→ **Brief**:
Set the listing down again in full, word for word, with the pictures left out.

→ **Provided material**:
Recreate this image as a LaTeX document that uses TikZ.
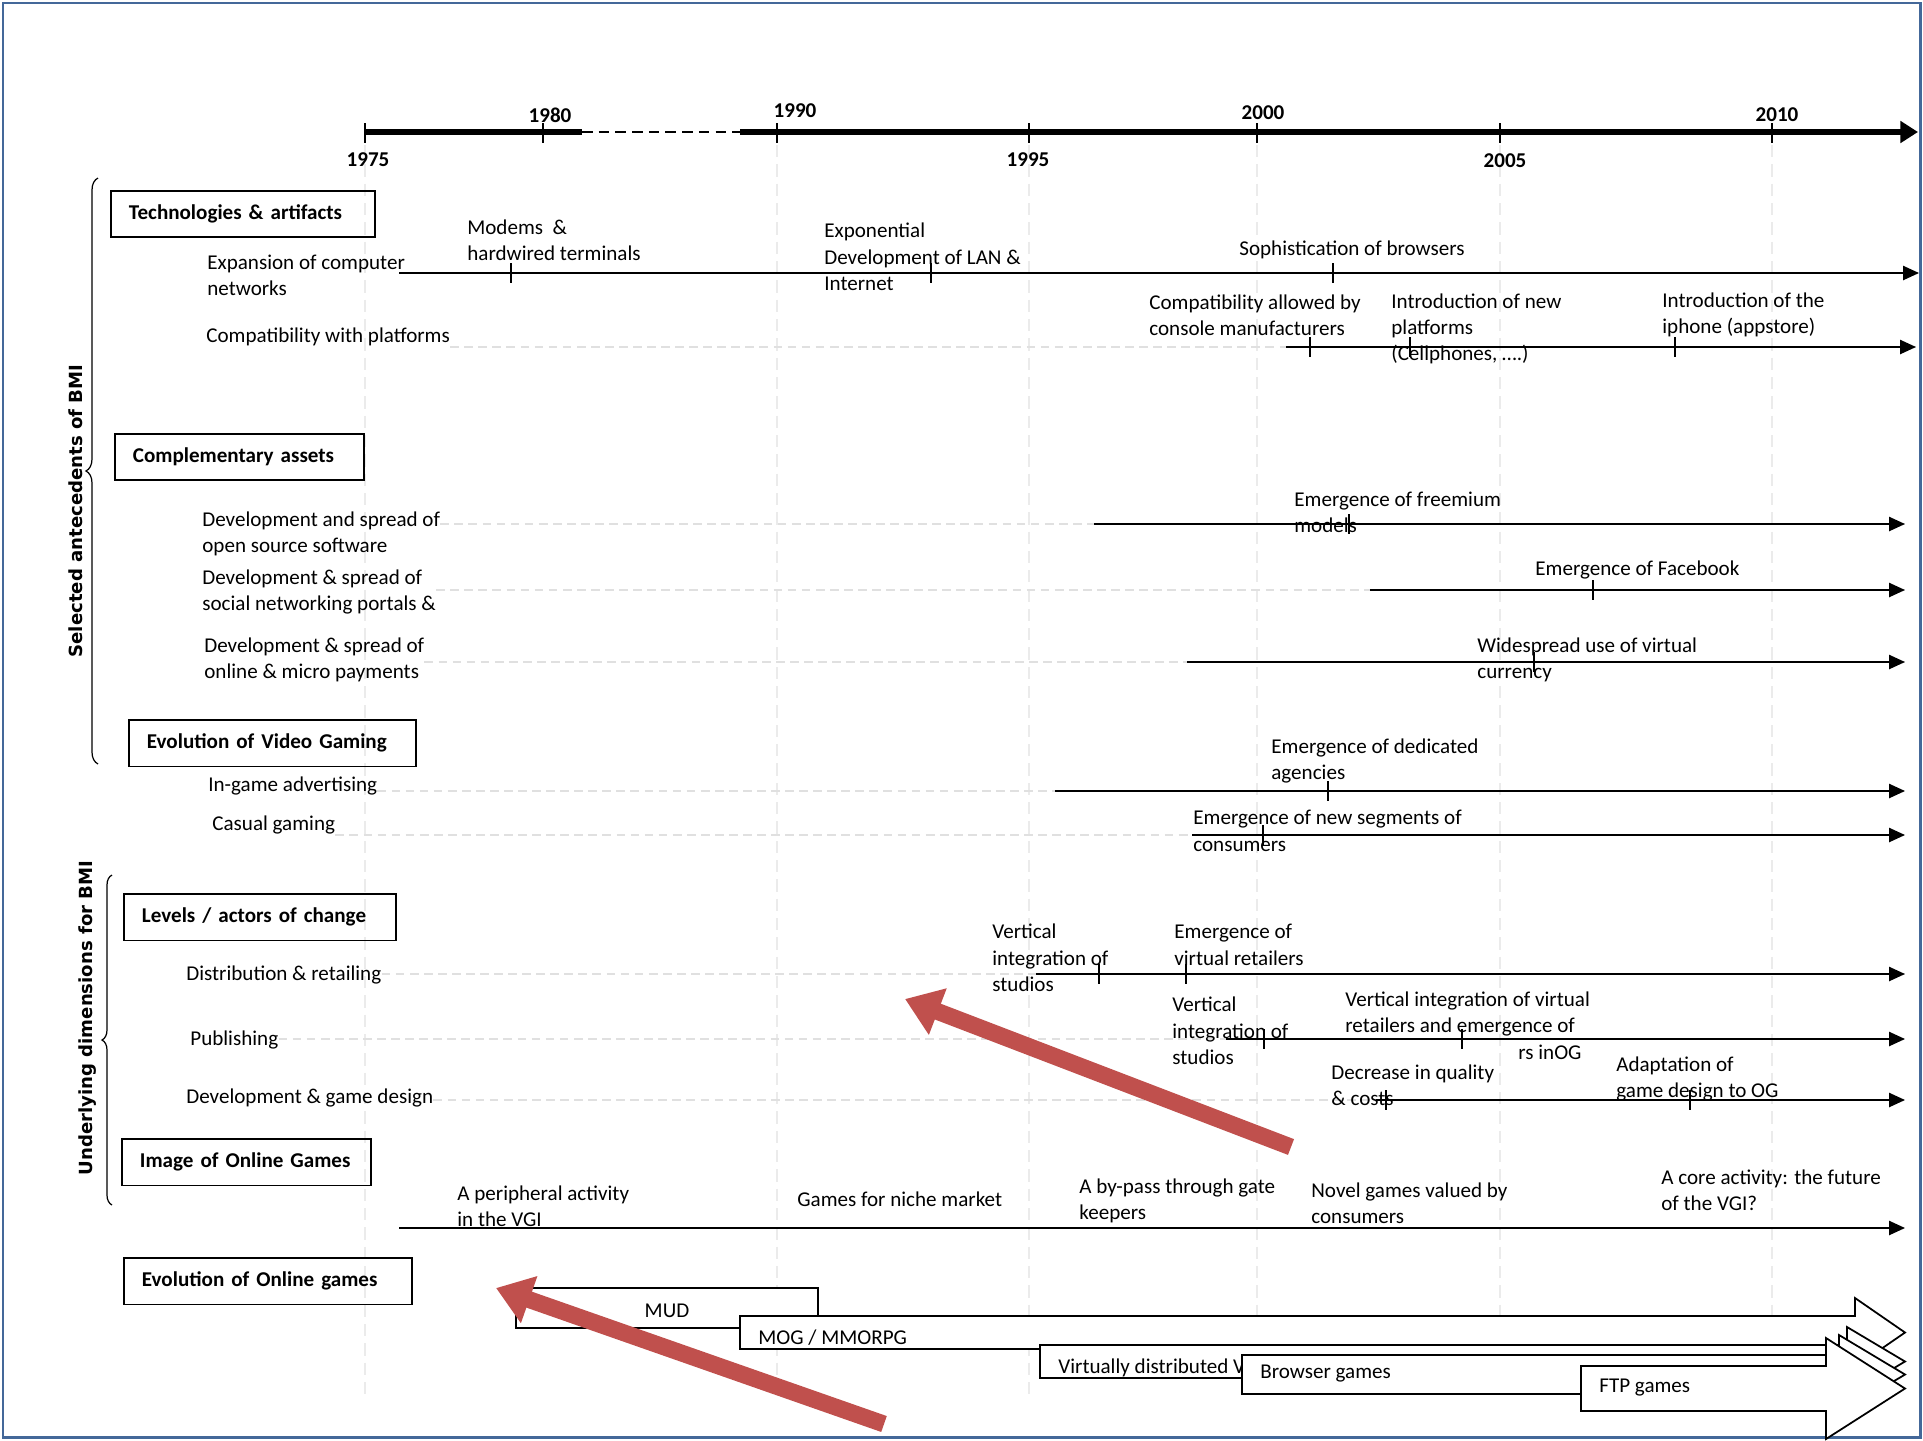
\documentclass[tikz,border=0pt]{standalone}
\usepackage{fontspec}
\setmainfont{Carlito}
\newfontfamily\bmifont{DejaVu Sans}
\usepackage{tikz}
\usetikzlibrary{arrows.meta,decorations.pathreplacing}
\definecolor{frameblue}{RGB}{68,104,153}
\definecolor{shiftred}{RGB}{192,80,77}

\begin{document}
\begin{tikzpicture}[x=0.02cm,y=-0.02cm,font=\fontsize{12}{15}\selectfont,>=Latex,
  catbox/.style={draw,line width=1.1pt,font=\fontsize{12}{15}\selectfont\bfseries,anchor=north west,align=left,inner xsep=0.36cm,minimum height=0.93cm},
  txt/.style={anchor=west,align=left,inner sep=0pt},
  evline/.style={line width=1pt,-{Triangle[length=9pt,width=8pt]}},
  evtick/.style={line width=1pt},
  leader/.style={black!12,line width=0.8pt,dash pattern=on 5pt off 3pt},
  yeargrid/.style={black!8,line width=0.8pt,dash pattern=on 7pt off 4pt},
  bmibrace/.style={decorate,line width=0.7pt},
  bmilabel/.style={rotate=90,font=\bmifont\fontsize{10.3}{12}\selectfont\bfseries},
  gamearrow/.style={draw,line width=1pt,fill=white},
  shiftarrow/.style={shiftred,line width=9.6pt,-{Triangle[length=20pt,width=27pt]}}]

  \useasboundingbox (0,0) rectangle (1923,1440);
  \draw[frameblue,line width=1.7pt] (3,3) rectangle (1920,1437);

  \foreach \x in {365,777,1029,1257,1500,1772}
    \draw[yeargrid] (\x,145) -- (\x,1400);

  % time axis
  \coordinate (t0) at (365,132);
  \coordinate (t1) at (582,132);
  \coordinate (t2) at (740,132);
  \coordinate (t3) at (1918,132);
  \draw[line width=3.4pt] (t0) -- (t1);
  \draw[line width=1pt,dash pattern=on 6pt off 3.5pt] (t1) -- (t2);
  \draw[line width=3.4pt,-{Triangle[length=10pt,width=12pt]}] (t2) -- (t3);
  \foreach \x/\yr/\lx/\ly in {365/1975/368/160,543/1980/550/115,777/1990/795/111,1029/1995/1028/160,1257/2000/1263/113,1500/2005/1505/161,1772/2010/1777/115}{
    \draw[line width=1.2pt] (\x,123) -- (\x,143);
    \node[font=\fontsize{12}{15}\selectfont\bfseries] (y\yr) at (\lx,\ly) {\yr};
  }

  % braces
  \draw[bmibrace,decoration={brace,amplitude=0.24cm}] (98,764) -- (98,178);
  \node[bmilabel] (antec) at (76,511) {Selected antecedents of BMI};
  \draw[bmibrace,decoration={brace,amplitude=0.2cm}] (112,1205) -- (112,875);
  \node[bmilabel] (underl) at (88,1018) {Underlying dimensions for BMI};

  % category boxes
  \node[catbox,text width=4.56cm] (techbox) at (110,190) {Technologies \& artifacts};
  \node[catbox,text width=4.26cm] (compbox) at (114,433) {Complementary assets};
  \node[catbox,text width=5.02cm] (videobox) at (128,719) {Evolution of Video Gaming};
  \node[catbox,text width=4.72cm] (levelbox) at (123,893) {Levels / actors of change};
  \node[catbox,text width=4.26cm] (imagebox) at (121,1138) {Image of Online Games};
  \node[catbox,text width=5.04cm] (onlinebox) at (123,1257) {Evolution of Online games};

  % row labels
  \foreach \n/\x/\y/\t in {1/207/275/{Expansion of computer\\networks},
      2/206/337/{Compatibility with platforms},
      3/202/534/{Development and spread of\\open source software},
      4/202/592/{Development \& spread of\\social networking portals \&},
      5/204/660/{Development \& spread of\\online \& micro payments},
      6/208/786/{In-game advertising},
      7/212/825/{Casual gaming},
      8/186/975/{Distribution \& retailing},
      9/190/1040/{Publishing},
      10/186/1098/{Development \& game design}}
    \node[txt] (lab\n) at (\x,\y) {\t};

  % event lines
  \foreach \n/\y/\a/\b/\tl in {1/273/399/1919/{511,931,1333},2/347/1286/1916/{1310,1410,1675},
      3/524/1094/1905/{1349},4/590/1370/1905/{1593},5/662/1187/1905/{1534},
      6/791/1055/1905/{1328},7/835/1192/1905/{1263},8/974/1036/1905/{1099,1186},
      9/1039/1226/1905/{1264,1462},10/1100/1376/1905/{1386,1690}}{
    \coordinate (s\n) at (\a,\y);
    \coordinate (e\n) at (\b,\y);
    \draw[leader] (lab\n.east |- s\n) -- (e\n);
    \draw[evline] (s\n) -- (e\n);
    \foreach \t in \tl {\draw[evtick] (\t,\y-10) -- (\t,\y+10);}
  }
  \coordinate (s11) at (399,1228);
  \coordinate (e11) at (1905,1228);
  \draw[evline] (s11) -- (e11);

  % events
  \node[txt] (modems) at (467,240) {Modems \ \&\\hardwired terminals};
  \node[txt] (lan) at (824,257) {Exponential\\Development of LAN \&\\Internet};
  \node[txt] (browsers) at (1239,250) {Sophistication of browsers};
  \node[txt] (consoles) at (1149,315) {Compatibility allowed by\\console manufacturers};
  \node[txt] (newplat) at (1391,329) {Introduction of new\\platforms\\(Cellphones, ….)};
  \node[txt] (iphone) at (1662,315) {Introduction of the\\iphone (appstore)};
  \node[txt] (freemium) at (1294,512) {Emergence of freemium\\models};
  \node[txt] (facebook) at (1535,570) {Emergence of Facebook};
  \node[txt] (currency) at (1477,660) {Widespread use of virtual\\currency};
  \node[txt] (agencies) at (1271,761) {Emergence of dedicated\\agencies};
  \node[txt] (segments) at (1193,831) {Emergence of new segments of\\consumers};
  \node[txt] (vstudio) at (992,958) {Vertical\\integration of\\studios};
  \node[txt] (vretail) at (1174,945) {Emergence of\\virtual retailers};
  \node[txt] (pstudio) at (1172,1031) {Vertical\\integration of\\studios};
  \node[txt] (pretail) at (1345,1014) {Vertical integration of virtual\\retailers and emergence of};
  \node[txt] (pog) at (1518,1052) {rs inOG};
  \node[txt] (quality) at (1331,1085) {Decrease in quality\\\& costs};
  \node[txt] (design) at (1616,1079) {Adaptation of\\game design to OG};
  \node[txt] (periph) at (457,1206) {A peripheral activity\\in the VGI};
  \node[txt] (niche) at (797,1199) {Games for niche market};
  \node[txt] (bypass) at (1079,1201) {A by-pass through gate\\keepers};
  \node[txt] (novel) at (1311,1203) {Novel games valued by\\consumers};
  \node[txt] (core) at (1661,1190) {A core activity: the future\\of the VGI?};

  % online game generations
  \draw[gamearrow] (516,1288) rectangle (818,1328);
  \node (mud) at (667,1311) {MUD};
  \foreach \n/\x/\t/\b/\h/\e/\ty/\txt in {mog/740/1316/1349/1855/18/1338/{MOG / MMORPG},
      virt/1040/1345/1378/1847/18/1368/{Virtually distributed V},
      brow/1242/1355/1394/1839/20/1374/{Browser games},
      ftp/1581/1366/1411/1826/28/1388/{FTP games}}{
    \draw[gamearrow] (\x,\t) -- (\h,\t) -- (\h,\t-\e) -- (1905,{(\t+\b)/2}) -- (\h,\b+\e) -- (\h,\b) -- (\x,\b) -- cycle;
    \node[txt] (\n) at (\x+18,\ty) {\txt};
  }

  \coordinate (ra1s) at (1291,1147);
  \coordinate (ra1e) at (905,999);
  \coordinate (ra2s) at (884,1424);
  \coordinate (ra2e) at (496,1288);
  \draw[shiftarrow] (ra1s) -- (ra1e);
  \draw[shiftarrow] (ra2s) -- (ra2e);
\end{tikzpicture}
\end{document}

→ **Solution for this task**:
Recreate this image as a LaTeX document that uses TikZ.
\documentclass[tikz,border=0pt]{standalone}
\usepackage{fontspec}
\setmainfont{Carlito}
\newfontfamily\bmifont{DejaVu Sans}
\usepackage{tikz}
\usetikzlibrary{arrows.meta,decorations.pathreplacing}
\definecolor{frameblue}{RGB}{68,104,153}
\definecolor{shiftred}{RGB}{192,80,77}

\begin{document}
\begin{tikzpicture}[x=0.02cm,y=-0.02cm,font=\fontsize{12}{15}\selectfont,>=Latex,
  catbox/.style={draw,line width=1.1pt,font=\fontsize{12}{15}\selectfont\bfseries,anchor=north west,align=left,inner xsep=0.36cm,minimum height=0.93cm},
  txt/.style={anchor=west,align=left,inner sep=0pt},
  evline/.style={line width=1pt,-{Triangle[length=9pt,width=8pt]}},
  evtick/.style={line width=1pt},
  leader/.style={black!12,line width=0.8pt,dash pattern=on 5pt off 3pt},
  yeargrid/.style={black!8,line width=0.8pt,dash pattern=on 7pt off 4pt},
  bmibrace/.style={decorate,line width=0.7pt},
  bmilabel/.style={rotate=90,font=\bmifont\fontsize{10.3}{12}\selectfont\bfseries},
  gamearrow/.style={draw,line width=1pt,fill=white},
  shiftarrow/.style={shiftred,line width=9.6pt,-{Triangle[length=20pt,width=27pt]}}]

  \useasboundingbox (0,0) rectangle (1923,1440);
  \draw[frameblue,line width=1.7pt] (3,3) rectangle (1920,1437);

  \foreach \x in {365,777,1029,1257,1500,1772}
    \draw[yeargrid] (\x,145) -- (\x,1400);

  % time axis
  \coordinate (t0) at (365,132);
  \coordinate (t1) at (582,132);
  \coordinate (t2) at (740,132);
  \coordinate (t3) at (1918,132);
  \draw[line width=3.4pt] (t0) -- (t1);
  \draw[line width=1pt,dash pattern=on 6pt off 3.5pt] (t1) -- (t2);
  \draw[line width=3.4pt,-{Triangle[length=10pt,width=12pt]}] (t2) -- (t3);
  \foreach \x/\yr/\lx/\ly in {365/1975/368/160,543/1980/550/115,777/1990/795/111,1029/1995/1028/160,1257/2000/1263/113,1500/2005/1505/161,1772/2010/1777/115}{
    \draw[line width=1.2pt] (\x,123) -- (\x,143);
    \node[font=\fontsize{12}{15}\selectfont\bfseries] (y\yr) at (\lx,\ly) {\yr};
  }

  % braces
  \draw[bmibrace,decoration={brace,amplitude=0.24cm}] (98,764) -- (98,178);
  \node[bmilabel] (antec) at (76,511) {Selected antecedents of BMI};
  \draw[bmibrace,decoration={brace,amplitude=0.2cm}] (112,1205) -- (112,875);
  \node[bmilabel] (underl) at (88,1018) {Underlying dimensions for BMI};

  % category boxes
  \node[catbox,text width=4.56cm] (techbox) at (110,190) {Technologies \& artifacts};
  \node[catbox,text width=4.26cm] (compbox) at (114,433) {Complementary assets};
  \node[catbox,text width=5.02cm] (videobox) at (128,719) {Evolution of Video Gaming};
  \node[catbox,text width=4.72cm] (levelbox) at (123,893) {Levels / actors of change};
  \node[catbox,text width=4.26cm] (imagebox) at (121,1138) {Image of Online Games};
  \node[catbox,text width=5.04cm] (onlinebox) at (123,1257) {Evolution of Online games};

  % row labels
  \foreach \n/\x/\y/\t in {1/207/275/{Expansion of computer\\networks},
      2/206/337/{Compatibility with platforms},
      3/202/534/{Development and spread of\\open source software},
      4/202/592/{Development \& spread of\\social networking portals \&},
      5/204/660/{Development \& spread of\\online \& micro payments},
      6/208/786/{In-game advertising},
      7/212/825/{Casual gaming},
      8/186/975/{Distribution \& retailing},
      9/190/1040/{Publishing},
      10/186/1098/{Development \& game design}}
    \node[txt] (lab\n) at (\x,\y) {\t};

  % event lines
  \foreach \n/\y/\a/\b/\tl in {1/273/399/1919/{511,931,1333},2/347/1286/1916/{1310,1410,1675},
      3/524/1094/1905/{1349},4/590/1370/1905/{1593},5/662/1187/1905/{1534},
      6/791/1055/1905/{1328},7/835/1192/1905/{1263},8/974/1036/1905/{1099,1186},
      9/1039/1226/1905/{1264,1462},10/1100/1376/1905/{1386,1690}}{
    \coordinate (s\n) at (\a,\y);
    \coordinate (e\n) at (\b,\y);
    \draw[leader] (lab\n.east |- s\n) -- (e\n);
    \draw[evline] (s\n) -- (e\n);
    \foreach \t in \tl {\draw[evtick] (\t,\y-10) -- (\t,\y+10);}
  }
  \coordinate (s11) at (399,1228);
  \coordinate (e11) at (1905,1228);
  \draw[evline] (s11) -- (e11);

  % events
  \node[txt] (modems) at (467,240) {Modems \ \&\\hardwired terminals};
  \node[txt] (lan) at (824,257) {Exponential\\Development of LAN \&\\Internet};
  \node[txt] (browsers) at (1239,250) {Sophistication of browsers};
  \node[txt] (consoles) at (1149,315) {Compatibility allowed by\\console manufacturers};
  \node[txt] (newplat) at (1391,329) {Introduction of new\\platforms\\(Cellphones, ….)};
  \node[txt] (iphone) at (1662,315) {Introduction of the\\iphone (appstore)};
  \node[txt] (freemium) at (1294,512) {Emergence of freemium\\models};
  \node[txt] (facebook) at (1535,570) {Emergence of Facebook};
  \node[txt] (currency) at (1477,660) {Widespread use of virtual\\currency};
  \node[txt] (agencies) at (1271,761) {Emergence of dedicated\\agencies};
  \node[txt] (segments) at (1193,831) {Emergence of new segments of\\consumers};
  \node[txt] (vstudio) at (992,958) {Vertical\\integration of\\studios};
  \node[txt] (vretail) at (1174,945) {Emergence of\\virtual retailers};
  \node[txt] (pstudio) at (1172,1031) {Vertical\\integration of\\studios};
  \node[txt] (pretail) at (1345,1014) {Vertical integration of virtual\\retailers and emergence of};
  \node[txt] (pog) at (1518,1052) {rs inOG};
  \node[txt] (quality) at (1331,1085) {Decrease in quality\\\& costs};
  \node[txt] (design) at (1616,1079) {Adaptation of\\game design to OG};
  \node[txt] (periph) at (457,1206) {A peripheral activity\\in the VGI};
  \node[txt] (niche) at (797,1199) {Games for niche market};
  \node[txt] (bypass) at (1079,1201) {A by-pass through gate\\keepers};
  \node[txt] (novel) at (1311,1203) {Novel games valued by\\consumers};
  \node[txt] (core) at (1661,1190) {A core activity: the future\\of the VGI?};

  % online game generations
  \draw[gamearrow] (516,1288) rectangle (818,1328);
  \node (mud) at (667,1311) {MUD};
  \foreach \n/\x/\t/\b/\h/\e/\ty/\txt in {mog/740/1316/1349/1855/18/1338/{MOG / MMORPG},
      virt/1040/1345/1378/1847/18/1368/{Virtually distributed V},
      brow/1242/1355/1394/1839/20/1374/{Browser games},
      ftp/1581/1366/1411/1826/28/1388/{FTP games}}{
    \draw[gamearrow] (\x,\t) -- (\h,\t) -- (\h,\t-\e) -- (1905,{(\t+\b)/2}) -- (\h,\b+\e) -- (\h,\b) -- (\x,\b) -- cycle;
    \node[txt] (\n) at (\x+18,\ty) {\txt};
  }

  \coordinate (ra1s) at (1291,1147);
  \coordinate (ra1e) at (905,999);
  \coordinate (ra2s) at (884,1424);
  \coordinate (ra2e) at (496,1288);
  \draw[shiftarrow] (ra1s) -- (ra1e);
  \draw[shiftarrow] (ra2s) -- (ra2e);
\end{tikzpicture}
\end{document}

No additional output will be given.